**TASK BRIEF**:
Quote the listing in full, exactly as given, minus any pictures.

**GIVEN DATA**:
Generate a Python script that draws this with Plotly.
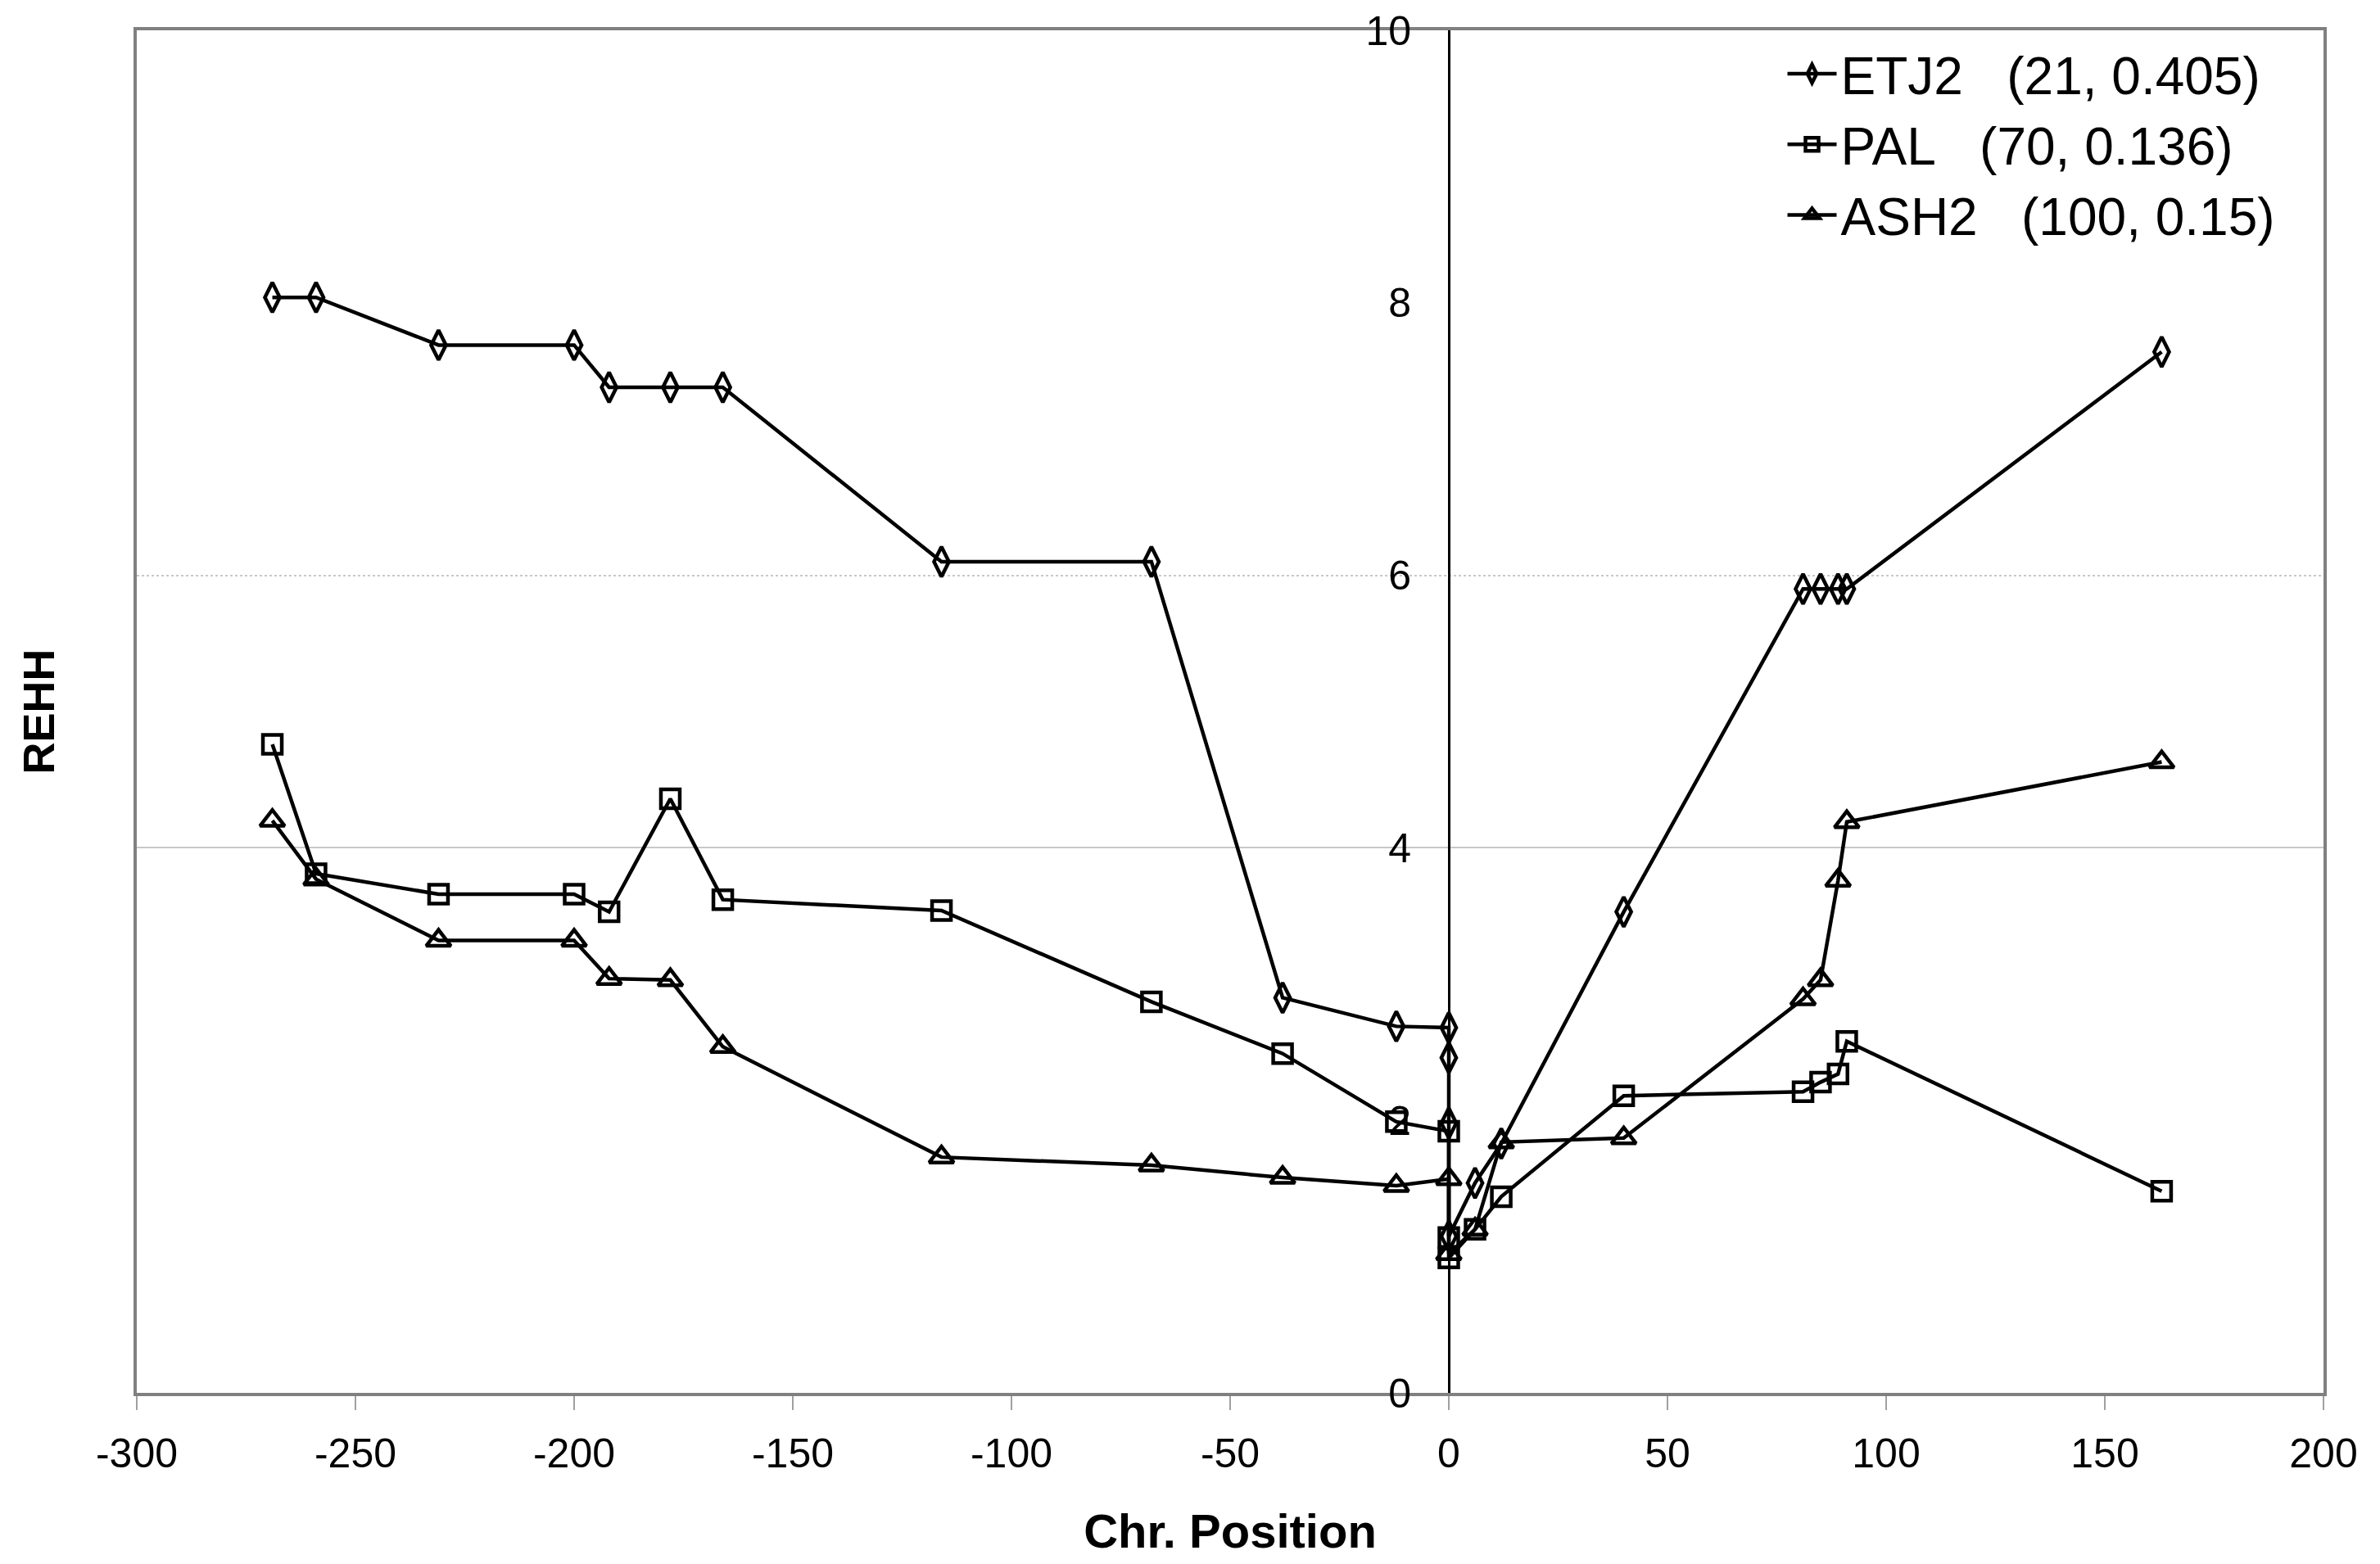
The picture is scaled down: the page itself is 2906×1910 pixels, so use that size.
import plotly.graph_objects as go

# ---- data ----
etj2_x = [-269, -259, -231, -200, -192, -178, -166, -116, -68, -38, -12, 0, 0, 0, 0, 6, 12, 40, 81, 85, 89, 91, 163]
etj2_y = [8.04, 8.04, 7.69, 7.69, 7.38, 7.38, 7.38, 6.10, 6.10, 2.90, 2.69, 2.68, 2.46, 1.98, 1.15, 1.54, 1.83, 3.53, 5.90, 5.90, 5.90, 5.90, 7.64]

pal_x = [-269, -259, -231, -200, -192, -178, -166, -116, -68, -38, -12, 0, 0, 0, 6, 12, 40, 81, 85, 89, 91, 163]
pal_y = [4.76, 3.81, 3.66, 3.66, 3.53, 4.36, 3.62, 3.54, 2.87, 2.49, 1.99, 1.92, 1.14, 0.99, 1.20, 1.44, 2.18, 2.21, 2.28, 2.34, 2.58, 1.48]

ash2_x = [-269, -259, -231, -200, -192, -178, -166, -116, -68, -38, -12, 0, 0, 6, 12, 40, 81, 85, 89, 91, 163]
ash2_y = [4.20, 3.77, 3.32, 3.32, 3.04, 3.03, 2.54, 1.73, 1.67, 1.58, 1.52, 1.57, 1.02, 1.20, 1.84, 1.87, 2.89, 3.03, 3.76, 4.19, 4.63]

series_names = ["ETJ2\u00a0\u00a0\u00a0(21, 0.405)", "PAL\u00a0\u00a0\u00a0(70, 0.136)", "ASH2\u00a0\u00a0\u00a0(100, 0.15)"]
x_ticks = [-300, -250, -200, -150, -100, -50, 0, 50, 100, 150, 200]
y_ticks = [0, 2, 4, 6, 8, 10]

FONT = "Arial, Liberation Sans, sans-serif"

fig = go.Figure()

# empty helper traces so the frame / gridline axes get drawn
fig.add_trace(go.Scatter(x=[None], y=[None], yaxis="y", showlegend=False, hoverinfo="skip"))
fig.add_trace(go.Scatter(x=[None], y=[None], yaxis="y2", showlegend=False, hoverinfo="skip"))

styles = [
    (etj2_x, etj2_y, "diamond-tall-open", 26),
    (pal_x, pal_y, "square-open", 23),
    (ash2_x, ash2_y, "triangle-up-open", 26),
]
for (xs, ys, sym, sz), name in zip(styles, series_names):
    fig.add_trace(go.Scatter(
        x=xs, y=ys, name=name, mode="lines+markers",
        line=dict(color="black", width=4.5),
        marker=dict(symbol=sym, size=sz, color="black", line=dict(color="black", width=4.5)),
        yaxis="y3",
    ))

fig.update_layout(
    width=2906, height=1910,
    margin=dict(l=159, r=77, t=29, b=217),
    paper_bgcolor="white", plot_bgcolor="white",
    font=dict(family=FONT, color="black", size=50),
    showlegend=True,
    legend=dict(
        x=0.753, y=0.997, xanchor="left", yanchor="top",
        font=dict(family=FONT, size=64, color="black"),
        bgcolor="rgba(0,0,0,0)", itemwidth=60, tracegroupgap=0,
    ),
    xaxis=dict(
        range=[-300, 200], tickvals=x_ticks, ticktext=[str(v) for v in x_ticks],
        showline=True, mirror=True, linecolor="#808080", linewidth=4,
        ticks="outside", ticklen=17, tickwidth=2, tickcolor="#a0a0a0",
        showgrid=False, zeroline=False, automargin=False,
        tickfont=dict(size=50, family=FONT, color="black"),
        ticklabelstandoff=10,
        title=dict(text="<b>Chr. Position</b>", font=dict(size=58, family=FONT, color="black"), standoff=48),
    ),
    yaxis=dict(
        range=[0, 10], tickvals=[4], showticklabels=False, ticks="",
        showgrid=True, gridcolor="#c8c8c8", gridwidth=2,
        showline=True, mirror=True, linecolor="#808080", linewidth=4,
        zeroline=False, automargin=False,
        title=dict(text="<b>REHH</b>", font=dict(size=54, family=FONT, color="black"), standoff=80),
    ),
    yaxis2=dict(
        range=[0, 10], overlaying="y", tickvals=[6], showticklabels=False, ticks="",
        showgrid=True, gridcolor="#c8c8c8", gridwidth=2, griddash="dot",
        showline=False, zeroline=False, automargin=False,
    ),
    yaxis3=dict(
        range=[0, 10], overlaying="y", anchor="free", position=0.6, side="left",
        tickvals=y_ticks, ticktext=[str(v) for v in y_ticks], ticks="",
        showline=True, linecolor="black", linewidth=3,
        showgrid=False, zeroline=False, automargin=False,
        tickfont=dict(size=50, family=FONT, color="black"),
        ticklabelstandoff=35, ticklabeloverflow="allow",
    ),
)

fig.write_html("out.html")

**TASK OUTPUT**:
Generate a Python script that draws this with Plotly.
The picture is scaled down: the page itself is 2906×1910 pixels, so use that size.
import plotly.graph_objects as go

# ---- data ----
etj2_x = [-269, -259, -231, -200, -192, -178, -166, -116, -68, -38, -12, 0, 0, 0, 0, 6, 12, 40, 81, 85, 89, 91, 163]
etj2_y = [8.04, 8.04, 7.69, 7.69, 7.38, 7.38, 7.38, 6.10, 6.10, 2.90, 2.69, 2.68, 2.46, 1.98, 1.15, 1.54, 1.83, 3.53, 5.90, 5.90, 5.90, 5.90, 7.64]

pal_x = [-269, -259, -231, -200, -192, -178, -166, -116, -68, -38, -12, 0, 0, 0, 6, 12, 40, 81, 85, 89, 91, 163]
pal_y = [4.76, 3.81, 3.66, 3.66, 3.53, 4.36, 3.62, 3.54, 2.87, 2.49, 1.99, 1.92, 1.14, 0.99, 1.20, 1.44, 2.18, 2.21, 2.28, 2.34, 2.58, 1.48]

ash2_x = [-269, -259, -231, -200, -192, -178, -166, -116, -68, -38, -12, 0, 0, 6, 12, 40, 81, 85, 89, 91, 163]
ash2_y = [4.20, 3.77, 3.32, 3.32, 3.04, 3.03, 2.54, 1.73, 1.67, 1.58, 1.52, 1.57, 1.02, 1.20, 1.84, 1.87, 2.89, 3.03, 3.76, 4.19, 4.63]

series_names = ["ETJ2\u00a0\u00a0\u00a0(21, 0.405)", "PAL\u00a0\u00a0\u00a0(70, 0.136)", "ASH2\u00a0\u00a0\u00a0(100, 0.15)"]
x_ticks = [-300, -250, -200, -150, -100, -50, 0, 50, 100, 150, 200]
y_ticks = [0, 2, 4, 6, 8, 10]

FONT = "Arial, Liberation Sans, sans-serif"

fig = go.Figure()

# empty helper traces so the frame / gridline axes get drawn
fig.add_trace(go.Scatter(x=[None], y=[None], yaxis="y", showlegend=False, hoverinfo="skip"))
fig.add_trace(go.Scatter(x=[None], y=[None], yaxis="y2", showlegend=False, hoverinfo="skip"))

styles = [
    (etj2_x, etj2_y, "diamond-tall-open", 26),
    (pal_x, pal_y, "square-open", 23),
    (ash2_x, ash2_y, "triangle-up-open", 26),
]
for (xs, ys, sym, sz), name in zip(styles, series_names):
    fig.add_trace(go.Scatter(
        x=xs, y=ys, name=name, mode="lines+markers",
        line=dict(color="black", width=4.5),
        marker=dict(symbol=sym, size=sz, color="black", line=dict(color="black", width=4.5)),
        yaxis="y3",
    ))

fig.update_layout(
    width=2906, height=1910,
    margin=dict(l=159, r=77, t=29, b=217),
    paper_bgcolor="white", plot_bgcolor="white",
    font=dict(family=FONT, color="black", size=50),
    showlegend=True,
    legend=dict(
        x=0.753, y=0.997, xanchor="left", yanchor="top",
        font=dict(family=FONT, size=64, color="black"),
        bgcolor="rgba(0,0,0,0)", itemwidth=60, tracegroupgap=0,
    ),
    xaxis=dict(
        range=[-300, 200], tickvals=x_ticks, ticktext=[str(v) for v in x_ticks],
        showline=True, mirror=True, linecolor="#808080", linewidth=4,
        ticks="outside", ticklen=17, tickwidth=2, tickcolor="#a0a0a0",
        showgrid=False, zeroline=False, automargin=False,
        tickfont=dict(size=50, family=FONT, color="black"),
        ticklabelstandoff=10,
        title=dict(text="<b>Chr. Position</b>", font=dict(size=58, family=FONT, color="black"), standoff=48),
    ),
    yaxis=dict(
        range=[0, 10], tickvals=[4], showticklabels=False, ticks="",
        showgrid=True, gridcolor="#c8c8c8", gridwidth=2,
        showline=True, mirror=True, linecolor="#808080", linewidth=4,
        zeroline=False, automargin=False,
        title=dict(text="<b>REHH</b>", font=dict(size=54, family=FONT, color="black"), standoff=80),
    ),
    yaxis2=dict(
        range=[0, 10], overlaying="y", tickvals=[6], showticklabels=False, ticks="",
        showgrid=True, gridcolor="#c8c8c8", gridwidth=2, griddash="dot",
        showline=False, zeroline=False, automargin=False,
    ),
    yaxis3=dict(
        range=[0, 10], overlaying="y", anchor="free", position=0.6, side="left",
        tickvals=y_ticks, ticktext=[str(v) for v in y_ticks], ticks="",
        showline=True, linecolor="black", linewidth=3,
        showgrid=False, zeroline=False, automargin=False,
        tickfont=dict(size=50, family=FONT, color="black"),
        ticklabelstandoff=35, ticklabeloverflow="allow",
    ),
)

fig.write_html("out.html")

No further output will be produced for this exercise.